═════ Stored data

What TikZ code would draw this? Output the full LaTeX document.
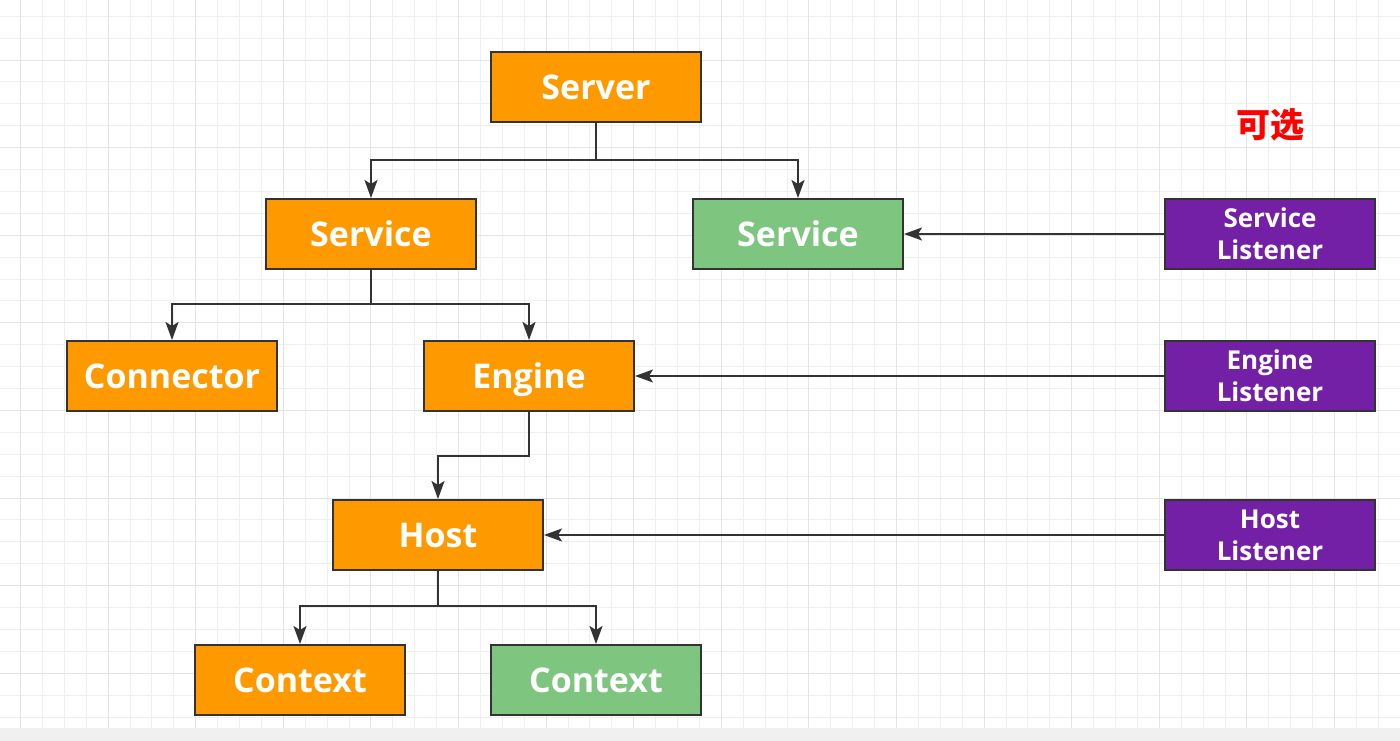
\documentclass[tikz,border=0pt]{standalone}
\usepackage{fontspec}
\setmainfont{Open Sans}
\newfontfamily\cjkfont{Noto Sans CJK SC}
\usetikzlibrary{arrows.meta}

\definecolor{boxorange}{HTML}{FF9900}
\definecolor{boxgreen}{HTML}{7EC67F}
\definecolor{boxpurple}{HTML}{7320A6}
\definecolor{edgegray}{HTML}{333333}
\definecolor{gridminor}{HTML}{EFEFEF}
\definecolor{gridmajor}{HTML}{E4E4E4}
\definecolor{bandgray}{HTML}{F0F0F0}

\begin{document}
\begin{tikzpicture}[
  x=1pt, y=-1pt,
  font=\bfseries\fontsize{34}{40}\selectfont,
  box/.style={draw=edgegray, line width=2pt, text=white, minimum width=210pt, minimum height=70pt, inner sep=0pt},
  oneline/.style={text height=25pt, text depth=0pt},
  orangebox/.style={box, oneline, fill=boxorange},
  greenbox/.style={box, oneline, fill=boxgreen},
  listenerbox/.style={box, fill=boxpurple, align=center, font=\bfseries\fontsize{26}{32}\selectfont},
  flow/.style={-{Stealth[length=18pt,width=13pt,inset=4pt]}, line width=2pt, draw=edgegray},
  minor/.style={draw=gridminor, line width=0.9pt},
  major/.style={draw=gridmajor, line width=0.9pt}]

\useasboundingbox (0,0) rectangle (1400,741);
\fill[white] (0,0) rectangle (1400,741);

% background grid
\foreach \i in {0,...,62} \draw[minor] ({20.5+21.9*\i},0) -- ({20.5+21.9*\i},728);
\foreach \j in {0,...,32} \draw[minor] (0,{16.2+21.9*\j}) -- (1400,{16.2+21.9*\j});
\foreach \i in {0,...,15} \draw[major] ({20.5+87.6*\i},0) -- ({20.5+87.6*\i},728);
\foreach \j in {0,...,7} \draw[major] (0,{60+87.6*\j}) -- (1400,{60+87.6*\j});
\fill[bandgray] (0,728) rectangle (1400,741);

% components
\node[orangebox] (server) at (596,87) {Server};
\node[orangebox] (service) at (371,234) {Service};
\node[greenbox] (svcopt) at (798,234) {Service};
\node[orangebox] (connector) at (172,376) {Connector};
\node[orangebox] (engine) at (529,376) {Engine};
\node[orangebox] (host) at (438,535) {Host};
\node[orangebox] (ctx) at (300,680) {Context};
\node[greenbox] (ctxopt) at (596,680) {Context};

% listeners
\node[text=red, font=\cjkfont\bfseries\fontsize{34}{36}\selectfont] (optnote) at (1270,125) {可选};
\node[listenerbox] (slisten) at (1270,234) {Service\\Listener};
\node[listenerbox] (elisten) at (1270,376) {Engine\\Listener};
\node[listenerbox] (hlisten) at (1270,535) {Host\\Listener};

\draw[flow] (server.south) -- ++(0,37) -| (service.north);
\draw[flow] (server.south) -- ++(0,37) -| (svcopt.north);
\draw[flow] (service.south) -- ++(0,34) -| (connector.north);
\draw[flow] (service.south) -- ++(0,34) -| (engine.north);
\draw[flow] (engine.south) -- ++(0,44) -| (host.north);
\draw[flow] (host.south) -- ++(0,35) -| (ctx.north);
\draw[flow] (host.south) -- ++(0,35) -| (ctxopt.north);

\draw[flow] (slisten.west) -- (svcopt.east);
\draw[flow] (elisten.west) -- (engine.east);
\draw[flow] (hlisten.west) -- (host.east);
\end{tikzpicture}
\end{document}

══════════

Written exercise
Take the listing and print it again exactly, but without any pictures.

Result of the task
What TikZ code would draw this? Output the full LaTeX document.
\documentclass[tikz,border=0pt]{standalone}
\usepackage{fontspec}
\setmainfont{Open Sans}
\newfontfamily\cjkfont{Noto Sans CJK SC}
\usetikzlibrary{arrows.meta}

\definecolor{boxorange}{HTML}{FF9900}
\definecolor{boxgreen}{HTML}{7EC67F}
\definecolor{boxpurple}{HTML}{7320A6}
\definecolor{edgegray}{HTML}{333333}
\definecolor{gridminor}{HTML}{EFEFEF}
\definecolor{gridmajor}{HTML}{E4E4E4}
\definecolor{bandgray}{HTML}{F0F0F0}

\begin{document}
\begin{tikzpicture}[
  x=1pt, y=-1pt,
  font=\bfseries\fontsize{34}{40}\selectfont,
  box/.style={draw=edgegray, line width=2pt, text=white, minimum width=210pt, minimum height=70pt, inner sep=0pt},
  oneline/.style={text height=25pt, text depth=0pt},
  orangebox/.style={box, oneline, fill=boxorange},
  greenbox/.style={box, oneline, fill=boxgreen},
  listenerbox/.style={box, fill=boxpurple, align=center, font=\bfseries\fontsize{26}{32}\selectfont},
  flow/.style={-{Stealth[length=18pt,width=13pt,inset=4pt]}, line width=2pt, draw=edgegray},
  minor/.style={draw=gridminor, line width=0.9pt},
  major/.style={draw=gridmajor, line width=0.9pt}]

\useasboundingbox (0,0) rectangle (1400,741);
\fill[white] (0,0) rectangle (1400,741);

% background grid
\foreach \i in {0,...,62} \draw[minor] ({20.5+21.9*\i},0) -- ({20.5+21.9*\i},728);
\foreach \j in {0,...,32} \draw[minor] (0,{16.2+21.9*\j}) -- (1400,{16.2+21.9*\j});
\foreach \i in {0,...,15} \draw[major] ({20.5+87.6*\i},0) -- ({20.5+87.6*\i},728);
\foreach \j in {0,...,7} \draw[major] (0,{60+87.6*\j}) -- (1400,{60+87.6*\j});
\fill[bandgray] (0,728) rectangle (1400,741);

% components
\node[orangebox] (server) at (596,87) {Server};
\node[orangebox] (service) at (371,234) {Service};
\node[greenbox] (svcopt) at (798,234) {Service};
\node[orangebox] (connector) at (172,376) {Connector};
\node[orangebox] (engine) at (529,376) {Engine};
\node[orangebox] (host) at (438,535) {Host};
\node[orangebox] (ctx) at (300,680) {Context};
\node[greenbox] (ctxopt) at (596,680) {Context};

% listeners
\node[text=red, font=\cjkfont\bfseries\fontsize{34}{36}\selectfont] (optnote) at (1270,125) {可选};
\node[listenerbox] (slisten) at (1270,234) {Service\\Listener};
\node[listenerbox] (elisten) at (1270,376) {Engine\\Listener};
\node[listenerbox] (hlisten) at (1270,535) {Host\\Listener};

\draw[flow] (server.south) -- ++(0,37) -| (service.north);
\draw[flow] (server.south) -- ++(0,37) -| (svcopt.north);
\draw[flow] (service.south) -- ++(0,34) -| (connector.north);
\draw[flow] (service.south) -- ++(0,34) -| (engine.north);
\draw[flow] (engine.south) -- ++(0,44) -| (host.north);
\draw[flow] (host.south) -- ++(0,35) -| (ctx.north);
\draw[flow] (host.south) -- ++(0,35) -| (ctxopt.north);

\draw[flow] (slisten.west) -- (svcopt.east);
\draw[flow] (elisten.west) -- (engine.east);
\draw[flow] (hlisten.west) -- (host.east);
\end{tikzpicture}
\end{document}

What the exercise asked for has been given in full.